_Your objective:_ Set down the data below without change, skipping the pictures it holds.

_Given information:_
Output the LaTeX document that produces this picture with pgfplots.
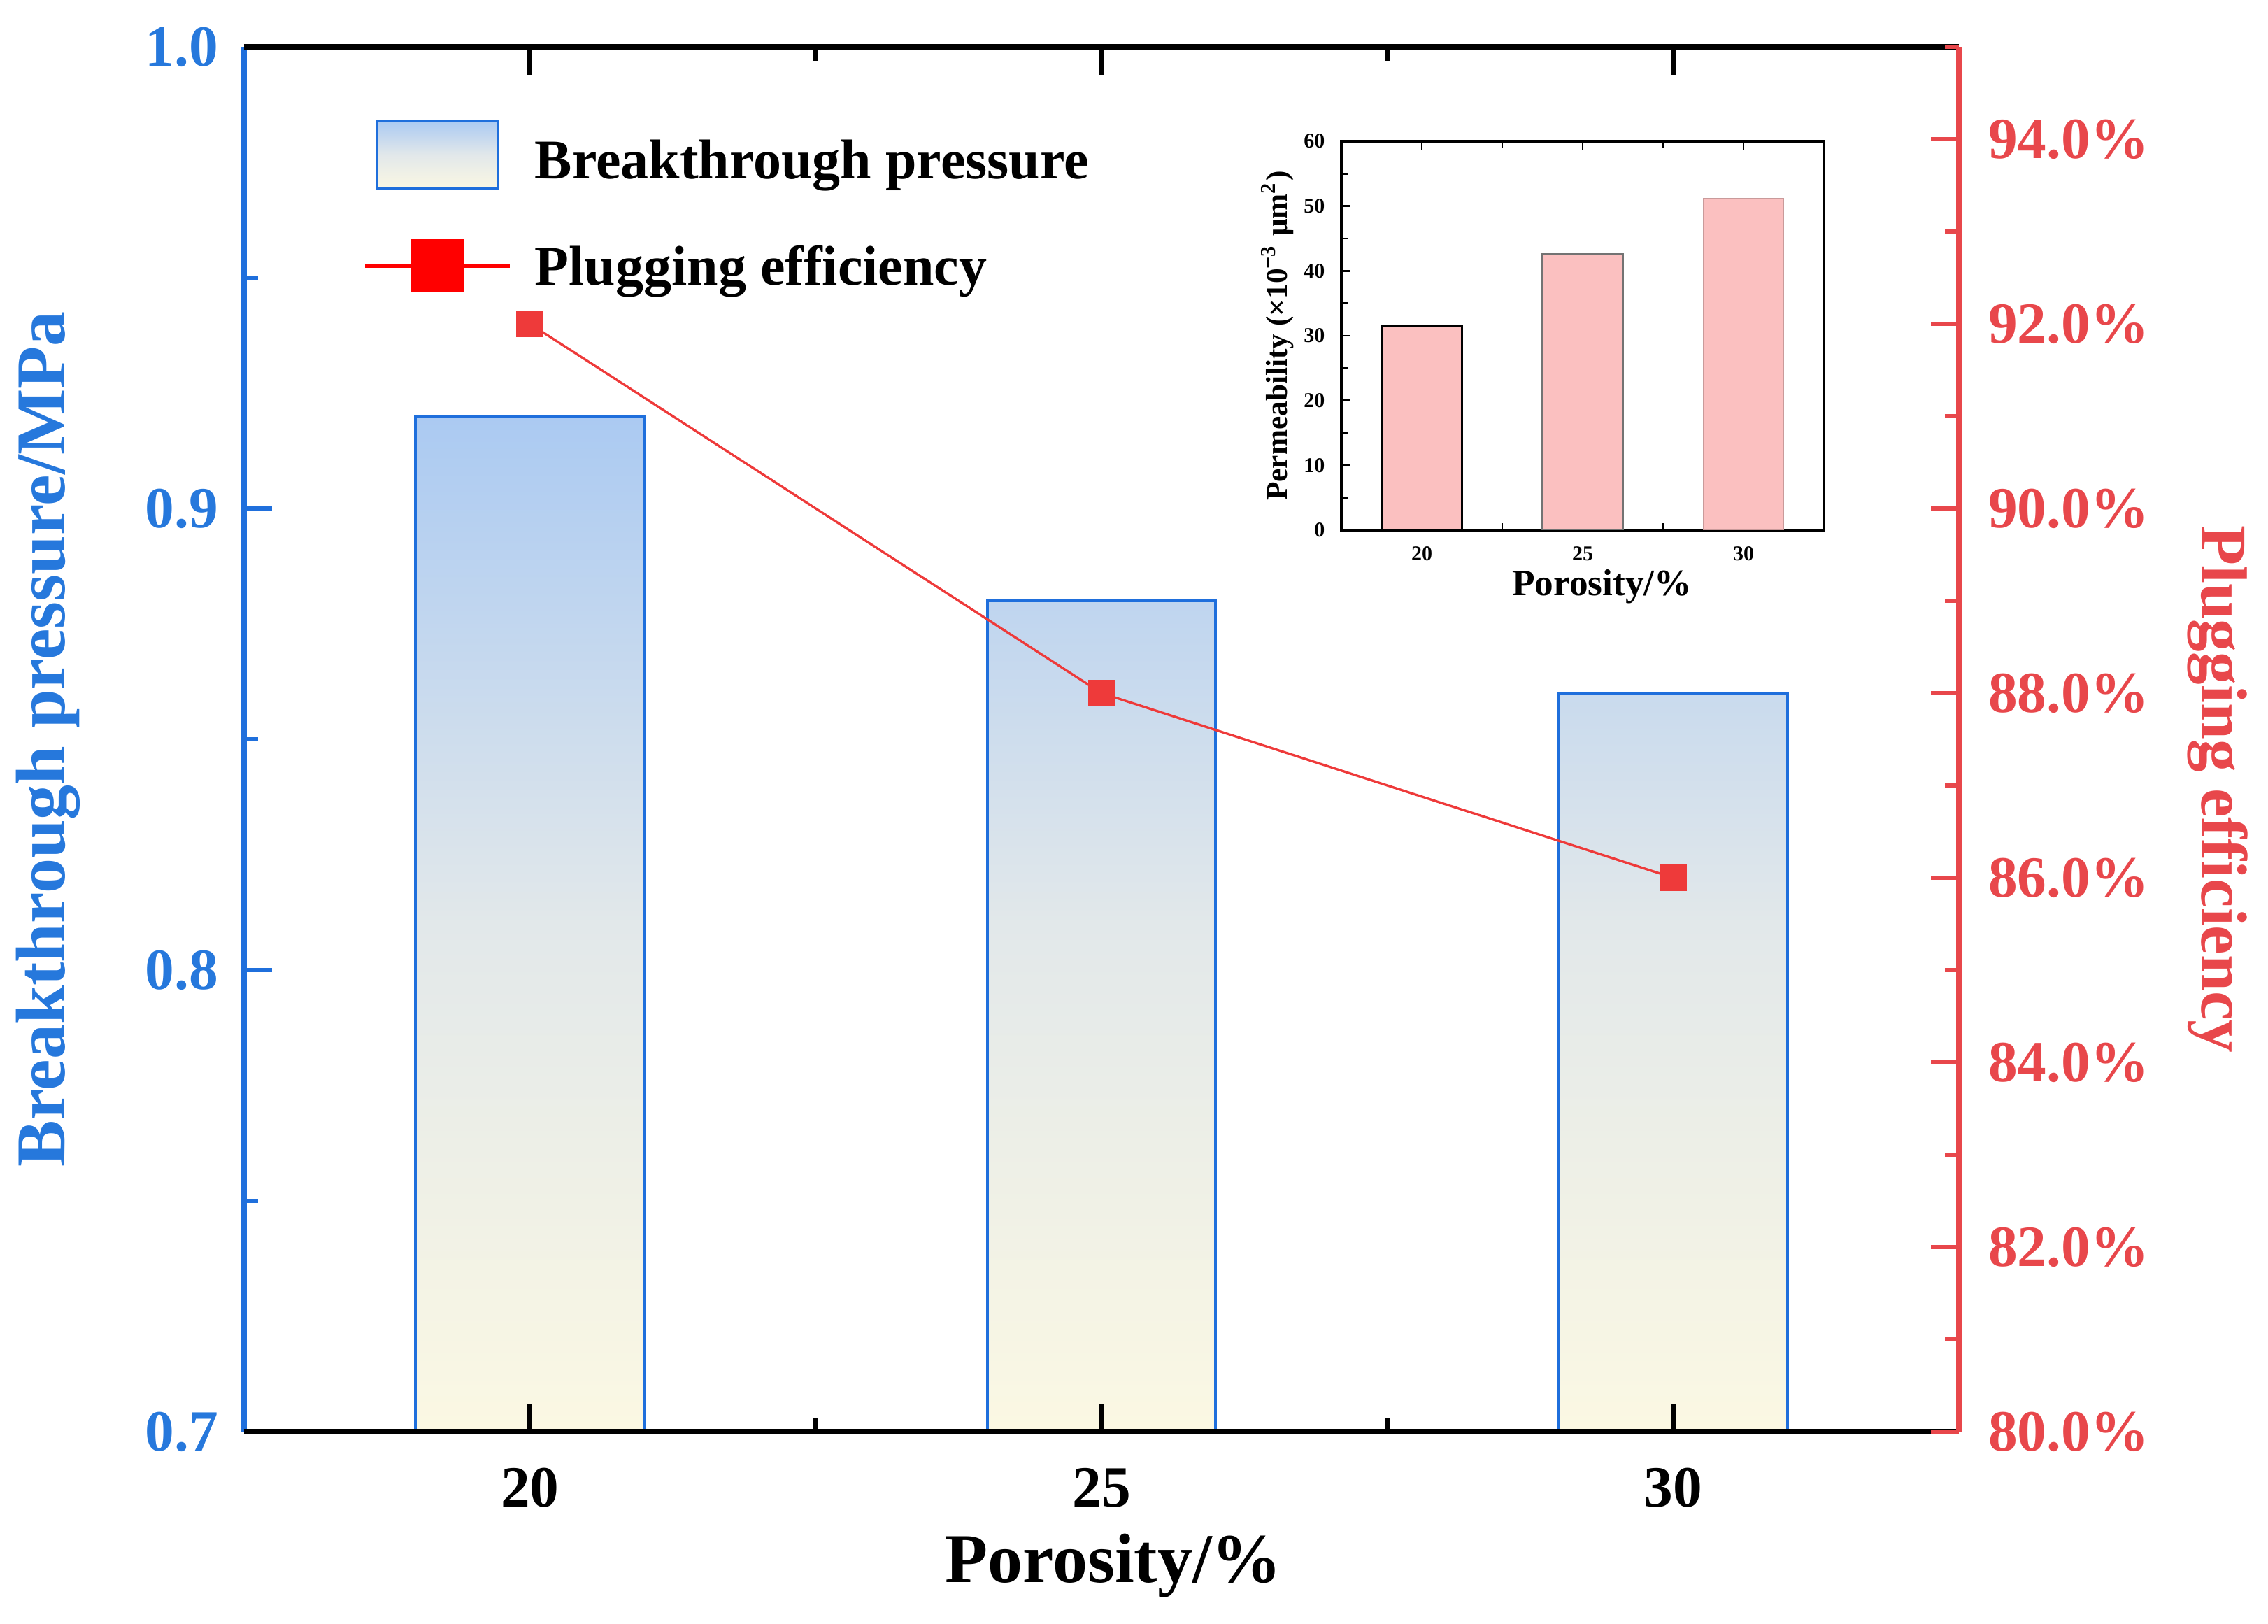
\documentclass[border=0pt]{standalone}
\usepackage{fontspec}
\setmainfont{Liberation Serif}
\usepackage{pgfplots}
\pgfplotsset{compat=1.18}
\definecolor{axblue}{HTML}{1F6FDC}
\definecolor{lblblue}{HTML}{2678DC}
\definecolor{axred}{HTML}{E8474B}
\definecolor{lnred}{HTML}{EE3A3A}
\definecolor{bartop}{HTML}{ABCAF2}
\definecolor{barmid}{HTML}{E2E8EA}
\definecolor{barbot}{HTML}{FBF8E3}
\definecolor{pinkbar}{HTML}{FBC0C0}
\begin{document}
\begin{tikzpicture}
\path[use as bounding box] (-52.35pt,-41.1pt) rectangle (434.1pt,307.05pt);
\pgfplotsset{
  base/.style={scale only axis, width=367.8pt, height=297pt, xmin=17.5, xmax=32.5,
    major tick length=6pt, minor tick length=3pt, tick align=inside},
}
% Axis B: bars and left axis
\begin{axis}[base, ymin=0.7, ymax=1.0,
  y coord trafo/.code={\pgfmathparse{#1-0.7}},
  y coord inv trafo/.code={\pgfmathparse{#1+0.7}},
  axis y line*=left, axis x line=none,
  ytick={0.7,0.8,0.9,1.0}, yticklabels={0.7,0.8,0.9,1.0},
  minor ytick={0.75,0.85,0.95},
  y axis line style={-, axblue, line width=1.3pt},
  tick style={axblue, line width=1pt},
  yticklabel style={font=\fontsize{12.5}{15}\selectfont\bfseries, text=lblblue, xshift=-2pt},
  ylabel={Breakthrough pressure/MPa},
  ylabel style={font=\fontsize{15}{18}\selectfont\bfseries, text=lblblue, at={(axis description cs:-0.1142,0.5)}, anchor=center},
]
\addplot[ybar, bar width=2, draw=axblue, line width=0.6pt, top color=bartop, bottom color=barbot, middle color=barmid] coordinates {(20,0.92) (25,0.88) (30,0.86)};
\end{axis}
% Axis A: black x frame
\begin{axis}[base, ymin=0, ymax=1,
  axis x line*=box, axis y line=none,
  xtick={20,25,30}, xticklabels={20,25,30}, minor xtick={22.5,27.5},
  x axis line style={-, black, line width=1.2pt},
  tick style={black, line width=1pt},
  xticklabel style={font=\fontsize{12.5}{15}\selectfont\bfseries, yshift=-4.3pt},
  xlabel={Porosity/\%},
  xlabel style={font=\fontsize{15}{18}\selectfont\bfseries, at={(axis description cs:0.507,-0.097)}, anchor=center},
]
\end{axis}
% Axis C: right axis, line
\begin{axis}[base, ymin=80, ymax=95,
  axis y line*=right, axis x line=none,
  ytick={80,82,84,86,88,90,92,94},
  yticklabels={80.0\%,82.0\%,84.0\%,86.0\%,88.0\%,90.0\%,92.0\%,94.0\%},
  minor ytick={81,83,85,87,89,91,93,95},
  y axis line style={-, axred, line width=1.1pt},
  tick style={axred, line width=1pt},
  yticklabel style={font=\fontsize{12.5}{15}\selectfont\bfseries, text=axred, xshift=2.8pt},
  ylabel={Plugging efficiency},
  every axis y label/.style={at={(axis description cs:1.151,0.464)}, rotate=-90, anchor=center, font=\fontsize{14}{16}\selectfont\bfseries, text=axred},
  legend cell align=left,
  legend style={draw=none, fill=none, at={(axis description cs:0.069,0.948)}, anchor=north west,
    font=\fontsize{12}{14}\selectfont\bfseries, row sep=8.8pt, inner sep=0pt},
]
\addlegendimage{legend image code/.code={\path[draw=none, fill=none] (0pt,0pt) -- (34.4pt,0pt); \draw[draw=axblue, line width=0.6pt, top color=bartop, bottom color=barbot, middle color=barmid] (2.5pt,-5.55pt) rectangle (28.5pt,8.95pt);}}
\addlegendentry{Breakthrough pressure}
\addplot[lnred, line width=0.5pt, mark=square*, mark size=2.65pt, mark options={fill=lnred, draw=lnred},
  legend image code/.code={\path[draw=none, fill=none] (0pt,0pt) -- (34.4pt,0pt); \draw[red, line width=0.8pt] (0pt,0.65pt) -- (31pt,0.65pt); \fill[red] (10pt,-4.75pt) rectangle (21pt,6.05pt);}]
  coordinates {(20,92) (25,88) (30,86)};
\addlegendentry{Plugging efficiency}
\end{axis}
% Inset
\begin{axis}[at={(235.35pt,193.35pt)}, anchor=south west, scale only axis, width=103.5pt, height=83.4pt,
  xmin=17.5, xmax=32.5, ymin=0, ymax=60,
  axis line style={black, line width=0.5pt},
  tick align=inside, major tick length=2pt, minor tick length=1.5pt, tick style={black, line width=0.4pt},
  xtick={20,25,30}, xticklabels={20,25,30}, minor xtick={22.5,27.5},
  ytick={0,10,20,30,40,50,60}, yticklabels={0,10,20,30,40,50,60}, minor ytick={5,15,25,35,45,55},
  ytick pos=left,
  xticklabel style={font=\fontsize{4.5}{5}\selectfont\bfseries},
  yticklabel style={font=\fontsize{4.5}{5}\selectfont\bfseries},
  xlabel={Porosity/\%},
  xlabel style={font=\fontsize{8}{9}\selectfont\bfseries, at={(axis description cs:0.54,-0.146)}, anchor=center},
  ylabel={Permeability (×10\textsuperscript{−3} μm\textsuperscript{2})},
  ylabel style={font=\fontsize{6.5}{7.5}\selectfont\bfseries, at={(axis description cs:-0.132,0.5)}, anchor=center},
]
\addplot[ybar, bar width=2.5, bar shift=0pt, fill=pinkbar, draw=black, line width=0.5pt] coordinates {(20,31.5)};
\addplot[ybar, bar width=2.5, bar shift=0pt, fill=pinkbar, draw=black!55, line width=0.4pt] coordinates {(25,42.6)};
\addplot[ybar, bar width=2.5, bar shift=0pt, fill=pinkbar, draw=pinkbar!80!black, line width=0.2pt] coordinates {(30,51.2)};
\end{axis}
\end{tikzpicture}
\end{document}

_Finished answer:_
Output the LaTeX document that produces this picture with pgfplots.
\documentclass[border=0pt]{standalone}
\usepackage{fontspec}
\setmainfont{Liberation Serif}
\usepackage{pgfplots}
\pgfplotsset{compat=1.18}
\definecolor{axblue}{HTML}{1F6FDC}
\definecolor{lblblue}{HTML}{2678DC}
\definecolor{axred}{HTML}{E8474B}
\definecolor{lnred}{HTML}{EE3A3A}
\definecolor{bartop}{HTML}{ABCAF2}
\definecolor{barmid}{HTML}{E2E8EA}
\definecolor{barbot}{HTML}{FBF8E3}
\definecolor{pinkbar}{HTML}{FBC0C0}
\begin{document}
\begin{tikzpicture}
\path[use as bounding box] (-52.35pt,-41.1pt) rectangle (434.1pt,307.05pt);
\pgfplotsset{
  base/.style={scale only axis, width=367.8pt, height=297pt, xmin=17.5, xmax=32.5,
    major tick length=6pt, minor tick length=3pt, tick align=inside},
}
% Axis B: bars and left axis
\begin{axis}[base, ymin=0.7, ymax=1.0,
  y coord trafo/.code={\pgfmathparse{#1-0.7}},
  y coord inv trafo/.code={\pgfmathparse{#1+0.7}},
  axis y line*=left, axis x line=none,
  ytick={0.7,0.8,0.9,1.0}, yticklabels={0.7,0.8,0.9,1.0},
  minor ytick={0.75,0.85,0.95},
  y axis line style={-, axblue, line width=1.3pt},
  tick style={axblue, line width=1pt},
  yticklabel style={font=\fontsize{12.5}{15}\selectfont\bfseries, text=lblblue, xshift=-2pt},
  ylabel={Breakthrough pressure/MPa},
  ylabel style={font=\fontsize{15}{18}\selectfont\bfseries, text=lblblue, at={(axis description cs:-0.1142,0.5)}, anchor=center},
]
\addplot[ybar, bar width=2, draw=axblue, line width=0.6pt, top color=bartop, bottom color=barbot, middle color=barmid] coordinates {(20,0.92) (25,0.88) (30,0.86)};
\end{axis}
% Axis A: black x frame
\begin{axis}[base, ymin=0, ymax=1,
  axis x line*=box, axis y line=none,
  xtick={20,25,30}, xticklabels={20,25,30}, minor xtick={22.5,27.5},
  x axis line style={-, black, line width=1.2pt},
  tick style={black, line width=1pt},
  xticklabel style={font=\fontsize{12.5}{15}\selectfont\bfseries, yshift=-4.3pt},
  xlabel={Porosity/\%},
  xlabel style={font=\fontsize{15}{18}\selectfont\bfseries, at={(axis description cs:0.507,-0.097)}, anchor=center},
]
\end{axis}
% Axis C: right axis, line
\begin{axis}[base, ymin=80, ymax=95,
  axis y line*=right, axis x line=none,
  ytick={80,82,84,86,88,90,92,94},
  yticklabels={80.0\%,82.0\%,84.0\%,86.0\%,88.0\%,90.0\%,92.0\%,94.0\%},
  minor ytick={81,83,85,87,89,91,93,95},
  y axis line style={-, axred, line width=1.1pt},
  tick style={axred, line width=1pt},
  yticklabel style={font=\fontsize{12.5}{15}\selectfont\bfseries, text=axred, xshift=2.8pt},
  ylabel={Plugging efficiency},
  every axis y label/.style={at={(axis description cs:1.151,0.464)}, rotate=-90, anchor=center, font=\fontsize{14}{16}\selectfont\bfseries, text=axred},
  legend cell align=left,
  legend style={draw=none, fill=none, at={(axis description cs:0.069,0.948)}, anchor=north west,
    font=\fontsize{12}{14}\selectfont\bfseries, row sep=8.8pt, inner sep=0pt},
]
\addlegendimage{legend image code/.code={\path[draw=none, fill=none] (0pt,0pt) -- (34.4pt,0pt); \draw[draw=axblue, line width=0.6pt, top color=bartop, bottom color=barbot, middle color=barmid] (2.5pt,-5.55pt) rectangle (28.5pt,8.95pt);}}
\addlegendentry{Breakthrough pressure}
\addplot[lnred, line width=0.5pt, mark=square*, mark size=2.65pt, mark options={fill=lnred, draw=lnred},
  legend image code/.code={\path[draw=none, fill=none] (0pt,0pt) -- (34.4pt,0pt); \draw[red, line width=0.8pt] (0pt,0.65pt) -- (31pt,0.65pt); \fill[red] (10pt,-4.75pt) rectangle (21pt,6.05pt);}]
  coordinates {(20,92) (25,88) (30,86)};
\addlegendentry{Plugging efficiency}
\end{axis}
% Inset
\begin{axis}[at={(235.35pt,193.35pt)}, anchor=south west, scale only axis, width=103.5pt, height=83.4pt,
  xmin=17.5, xmax=32.5, ymin=0, ymax=60,
  axis line style={black, line width=0.5pt},
  tick align=inside, major tick length=2pt, minor tick length=1.5pt, tick style={black, line width=0.4pt},
  xtick={20,25,30}, xticklabels={20,25,30}, minor xtick={22.5,27.5},
  ytick={0,10,20,30,40,50,60}, yticklabels={0,10,20,30,40,50,60}, minor ytick={5,15,25,35,45,55},
  ytick pos=left,
  xticklabel style={font=\fontsize{4.5}{5}\selectfont\bfseries},
  yticklabel style={font=\fontsize{4.5}{5}\selectfont\bfseries},
  xlabel={Porosity/\%},
  xlabel style={font=\fontsize{8}{9}\selectfont\bfseries, at={(axis description cs:0.54,-0.146)}, anchor=center},
  ylabel={Permeability (×10\textsuperscript{−3} μm\textsuperscript{2})},
  ylabel style={font=\fontsize{6.5}{7.5}\selectfont\bfseries, at={(axis description cs:-0.132,0.5)}, anchor=center},
]
\addplot[ybar, bar width=2.5, bar shift=0pt, fill=pinkbar, draw=black, line width=0.5pt] coordinates {(20,31.5)};
\addplot[ybar, bar width=2.5, bar shift=0pt, fill=pinkbar, draw=black!55, line width=0.4pt] coordinates {(25,42.6)};
\addplot[ybar, bar width=2.5, bar shift=0pt, fill=pinkbar, draw=pinkbar!80!black, line width=0.2pt] coordinates {(30,51.2)};
\end{axis}
\end{tikzpicture}
\end{document}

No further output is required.